The play I saw “Unveiled: the Life of Muslim Women” relied heavily on this metaphor. The play wasn’t listed in the program booklet, but was announced on loudspeakers. As I walked to the room where the play was being held, I saw a sign advertising it and read in the description that it was about women in hijab. At this moment I became disappointed because I felt that once again, Muslim women were being described as women who cover only. I decided to go anyway. I thought, “well, maybe the writers thought ‘women in hijab need to be portrayed in more nuanced ways.'” As I went in, the play was already in session and two women were in the middle of sketch. One woman was speaking about not being oppressed because she wears hijab. The next woman in the sketch spoke what appeared to be a poem that had all of the cliched defenses of hijab: how hijab makes her feel protected and lets men know her worth, how she doesn’t have to worry about her body image or succumb to eating disorders because of her hijab, etc. The eating disorder part really disappointed me, because there are Muslimahs with eating disorders and Muslimahs who deal with body image issues. Also, I just felt like, “Can’t we defend women’s right to wear hijab without accusing non-Muslims of being shallow, body-obsessesed maniacs and without making it seem that hijab makes you into super woman!?”

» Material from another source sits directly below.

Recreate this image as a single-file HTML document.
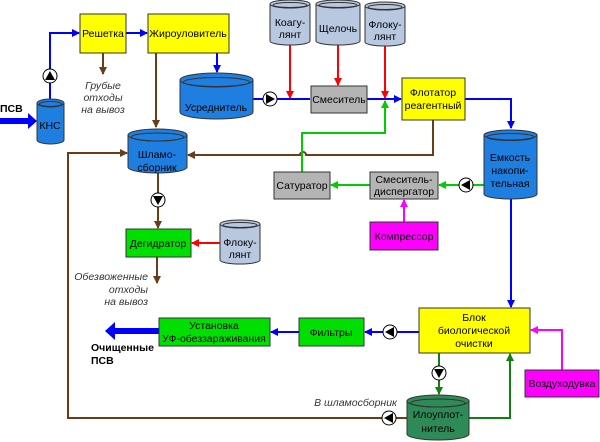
<!DOCTYPE html>
<html><head><meta charset="utf-8"><style>
html,body{margin:0;padding:0;background:#fff}
svg{display:block}
text{font-family:"Liberation Sans",Arial,sans-serif;font-size:10.5px;fill:#000}
.it{font-style:italic;fill:#333}
</style></head><body>
<svg width="600" height="442" viewBox="0 0 600 442" xmlns="http://www.w3.org/2000/svg">
<defs>
<marker id="ab" markerWidth="8" markerHeight="8" refX="7" refY="4" orient="auto" markerUnits="userSpaceOnUse"><path d="M0,0L8,4L0,8z" fill="#0000ff"/></marker>
<marker id="ar" markerWidth="8" markerHeight="8" refX="7" refY="4" orient="auto" markerUnits="userSpaceOnUse"><path d="M0,0L8,4L0,8z" fill="#ff0000"/></marker>
<marker id="ag" markerWidth="8" markerHeight="8" refX="7" refY="4" orient="auto" markerUnits="userSpaceOnUse"><path d="M0,0L8,4L0,8z" fill="#00cc00"/></marker>
<marker id="adg" markerWidth="8" markerHeight="8" refX="7" refY="4" orient="auto" markerUnits="userSpaceOnUse"><path d="M0,0L8,4L0,8z" fill="#108010"/></marker>
<marker id="an" markerWidth="8" markerHeight="8" refX="7" refY="4" orient="auto" markerUnits="userSpaceOnUse"><path d="M0,0L8,4L0,8z" fill="#6b3d17"/></marker>
<marker id="ap" markerWidth="8" markerHeight="8" refX="7" refY="4" orient="auto" markerUnits="userSpaceOnUse"><path d="M0,0L8,4L0,8z" fill="#ff00ff"/></marker>
</defs>
<g fill="none" stroke-width="2">
<!-- blue -->
<path d="M50,99V33H79" stroke="#0000ff" marker-end="url(#ab)"/>
<path d="M126,33H147" stroke="#0000ff" marker-end="url(#ab)"/>
<path d="M217,53V72" stroke="#0000ff" marker-end="url(#ab)"/>
<path d="M253,99H310" stroke="#0000ff"/>
<path d="M367,99H401" stroke="#0000ff" marker-end="url(#ab)"/>
<path d="M465,99H511V128" stroke="#0000ff" marker-end="url(#ab)"/>
<path d="M511,199V307" stroke="#0000ff" marker-end="url(#ab)"/>
<path d="M419,332H365" stroke="#0000ff" marker-end="url(#ab)"/>
<path d="M299,332H271" stroke="#0000ff" marker-end="url(#ab)"/>
<!-- red -->
<path d="M290,45V98" stroke="#ff0000" marker-end="url(#ar)"/>
<path d="M338,45V85" stroke="#ff0000" marker-end="url(#ar)"/>
<path d="M385,46V98" stroke="#ff0000" marker-end="url(#ar)"/>
<path d="M220,243H192" stroke="#ff0000" marker-end="url(#ar)"/>
<!-- brown -->
<path d="M103,53V74" stroke="#6b3d17" marker-end="url(#an)"/>
<path d="M156,53V127" stroke="#6b3d17" marker-end="url(#an)"/>
<path d="M433,120V155H306A3,3 0 0 0 300,155H188" stroke="#6b3d17" marker-end="url(#an)"/>
<path d="M158,173V228" stroke="#6b3d17" marker-end="url(#an)"/>
<path d="M157,257V283" stroke="#6b3d17" marker-end="url(#an)"/>
<path d="M407,418H68V153H127" stroke="#6b3d17" marker-end="url(#an)"/>
<!-- green -->
<path d="M302,172V133H385V101" stroke="#00cc00" marker-end="url(#ag)"/>
<path d="M484,185H439" stroke="#00cc00" marker-end="url(#ag)"/>
<path d="M370,185H331" stroke="#00cc00" marker-end="url(#ag)"/>
<path d="M439,353V394" stroke="#108010" marker-end="url(#adg)"/>
<path d="M469,418H510V354" stroke="#108010" marker-end="url(#adg)"/>
<!-- pink -->
<path d="M404,222V200" stroke="#ff00ff" marker-end="url(#ap)"/>
<path d="M562,370V330H531" stroke="#ff00ff" marker-end="url(#ap)"/>
</g>
<!-- thick arrows -->
<path d="M0,118H28V113L37,121L28,129V124H0z" fill="#0000ff"/>
<path d="M159,328H115V322L105,331L115,340V334H159z" fill="#0000ff"/>
<!-- pumps -->
<g stroke="#000" stroke-width="1" fill="#fff">
<circle cx="50" cy="76" r="7"/><circle cx="270" cy="99" r="7"/><circle cx="158" cy="200" r="7"/>
<circle cx="466" cy="185" r="7"/><circle cx="390" cy="332" r="7"/><circle cx="439" cy="373" r="7"/><circle cx="389" cy="418" r="7"/>
</g>
<g fill="#000">
<path d="M45,80L50,71L55,80z"/><path d="M266,94L275,99L266,104z"/><path d="M153,196L163,196L158,205z"/>
<path d="M470,180L461,185L470,190z"/><path d="M394,327L385,332L394,337z"/><path d="M434,369L444,369L439,378z"/><path d="M393,413L384,418L393,423z"/>
</g>
<!-- boxes -->
<g stroke="#333" stroke-width="1">
<rect x="80" y="14" width="46" height="39" fill="#ffff00"/>
<rect x="148" y="14" width="81" height="39" fill="#ffff00"/>
<rect x="311" y="86" width="56" height="27" fill="#b4b4b4"/>
<rect x="402" y="78" width="63" height="42" fill="#ffff00"/>
<rect x="274" y="172" width="56" height="27" fill="#b4b4b4"/>
<rect x="370" y="172" width="68" height="27" fill="#b4b4b4"/>
<rect x="370" y="222" width="68" height="28" fill="#ff00ff"/>
<rect x="126" y="229" width="65" height="28" fill="#00e000"/>
<rect x="159" y="318" width="111" height="28" fill="#00e000"/>
<rect x="299" y="318" width="65" height="28" fill="#00e000"/>
<rect x="419" y="308" width="111" height="45" fill="#ffff00"/>
<rect x="525" y="370" width="74" height="27" fill="#ff00ff"/>
</g>
<!-- cylinders -->
<g stroke="#333" stroke-width="1">
<path d="M37,103V140A13.5,4 0 0 0 64,140V103" fill="#1e7fe0"/><ellipse cx="50.5" cy="103" rx="13.5" ry="4" fill="#1e7fe0"/><ellipse cx="50.5" cy="104" rx="11" ry="2.5" fill="none"/>
<path d="M180,80V112A36.5,7 0 0 0 253,112V80" fill="#1e7fe0"/><ellipse cx="216.5" cy="80" rx="36.5" ry="7" fill="#1e7fe0"/><ellipse cx="216.5" cy="82" rx="33" ry="4.5" fill="none"/>
<path d="M128,135V167A29.5,6 0 0 0 187,167V135" fill="#1e7fe0"/><ellipse cx="157.5" cy="135" rx="29.5" ry="6" fill="#1e7fe0"/><ellipse cx="157.5" cy="137" rx="26" ry="4" fill="none"/>
<path d="M484,135V194A26.5,5 0 0 0 537,194V135" fill="#1e7fe0"/><ellipse cx="510.5" cy="135" rx="26.5" ry="5" fill="#1e7fe0"/><ellipse cx="510.5" cy="137" rx="23.5" ry="3.5" fill="none"/>
<path d="M270,4V41A20,4 0 0 0 310,41V4" fill="#b8c8e0"/><ellipse cx="290" cy="4" rx="20" ry="4" fill="#b8c8e0"/><ellipse cx="290" cy="5" rx="17" ry="2.5" fill="none"/>
<path d="M316,4V41A22,4 0 0 0 360,41V4" fill="#b8c8e0"/><ellipse cx="338" cy="4" rx="22" ry="4" fill="#b8c8e0"/><ellipse cx="338" cy="5" rx="19" ry="2.5" fill="none"/>
<path d="M365,6V42A20,4 0 0 0 405,42V6" fill="#b8c8e0"/><ellipse cx="385" cy="6" rx="20" ry="4" fill="#b8c8e0"/><ellipse cx="385" cy="7" rx="17" ry="2.5" fill="none"/>
<path d="M220,224V260A20,4 0 0 0 260,260V224" fill="#b8c8e0"/><ellipse cx="240" cy="224" rx="20" ry="4" fill="#b8c8e0"/><ellipse cx="240" cy="225" rx="17" ry="2.5" fill="none"/>
<path d="M407,401V434A31,6 0 0 0 469,434V401" fill="#2e8b57"/><ellipse cx="438" cy="401" rx="31" ry="6" fill="#2e8b57"/><ellipse cx="438" cy="403" rx="27" ry="4" fill="none"/>
</g>
<!-- labels -->
<g text-anchor="middle">
<text x="103" y="37">Решетка</text>
<text x="188" y="37">Жироуловитель</text>
<text x="50" y="129">КНС</text>
<text x="216" y="111">Усреднитель</text>
<text x="157" y="158">Шламо-</text><text x="157" y="171">сборник</text>
<text x="290" y="26">Коагу-</text><text x="290" y="38">лянт</text>
<text x="338" y="32">Щелочь</text>
<text x="385" y="28">Флоку-</text><text x="385" y="40">лянт</text>
<text x="339" y="103">Смеситель</text>
<text x="433" y="96">Флотатор</text><text x="433" y="109">реагентный</text>
<text x="510" y="161">Емкость</text><text x="510" y="174">накопи-</text><text x="510" y="187">тельная</text>
<text x="302" y="189">Сатуратор</text>
<text x="404" y="183">Смеситель-</text><text x="404" y="195">диспергатор</text>
<text x="404" y="240">Компрессор</text>
<text x="158" y="247">Дегидратор</text>
<text x="240" y="246">Флоку-</text><text x="240" y="258">лянт</text>
<text x="214" y="329">Установка</text><text x="214" y="342">УФ-обеззараживания</text>
<text x="331" y="336">Фильтры</text>
<text x="474" y="321">Блок</text><text x="474" y="334">биологической</text><text x="474" y="347">очистки</text>
<text x="562" y="387">Воздуходувка</text>
<text x="438" y="418">Илоуплот-</text><text x="438" y="432">нитель</text>
<text class="it" x="103" y="89">Грубые</text><text class="it" x="103" y="101">отходы</text><text class="it" x="103" y="113">на вывоз</text>
</g>
<g text-anchor="end" class="it">
<text class="it" x="148" y="280">Обезвоженные</text><text class="it" x="148" y="293">отходы</text><text class="it" x="148" y="305">на вывоз</text>
<text class="it" x="397" y="406">В шламосборник</text>
</g>
<text x="0" y="112" font-weight="bold">ПСВ</text>
<text x="91" y="351" font-weight="bold">Очищенные</text>
<text x="91" y="364" font-weight="bold">ПСВ</text>
</svg>
</body></html>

While that sketch left me a bit sour, I did like some others. One sketch was based on a story by Mohja Kahf and featured a Syrian woman who has just immigrated to the U.S. and longs for home. She finds bit of home in the most unlikely of people: a group of hippie women and one man who embrace all religions, burn incense, and eat hummus. It was humorous, it was personal, and by the end of the sketch, I felt good, too. Another sketch that I found poignant was a sketch called “Secrets,” where four women speak about having to keep silent about domestic violence, the stress of being a stay-at-home mom, and feelings about being a co-wife. You could feel the pain of women who felt that they had no outlet for their grievances. I especially liked this sketch because it focused on how Muslim women are often forced to not to speak on legitimate concerns and forced to maintain a facade while bottling up emotional pain.
The rest of the conference seemed to run smoothly. However, there did seem to be more gender segregation at this conference than at last year’s conference. For instance, some of the security team tried to keep men and women segregated outside the ballroom where the jumu’ah salat was made. Additionally, a partition was set up in the main prayer area on the second day of the conference, even though it wasn’t there on the first day. I’m not sure why this occurred. I would imagine that some complaints were made to MANA by men and women who weren’t comfortable with a partition not being set up. However, it did make me feel uncomfortable and I will write to MANA expressing my concern on this issue.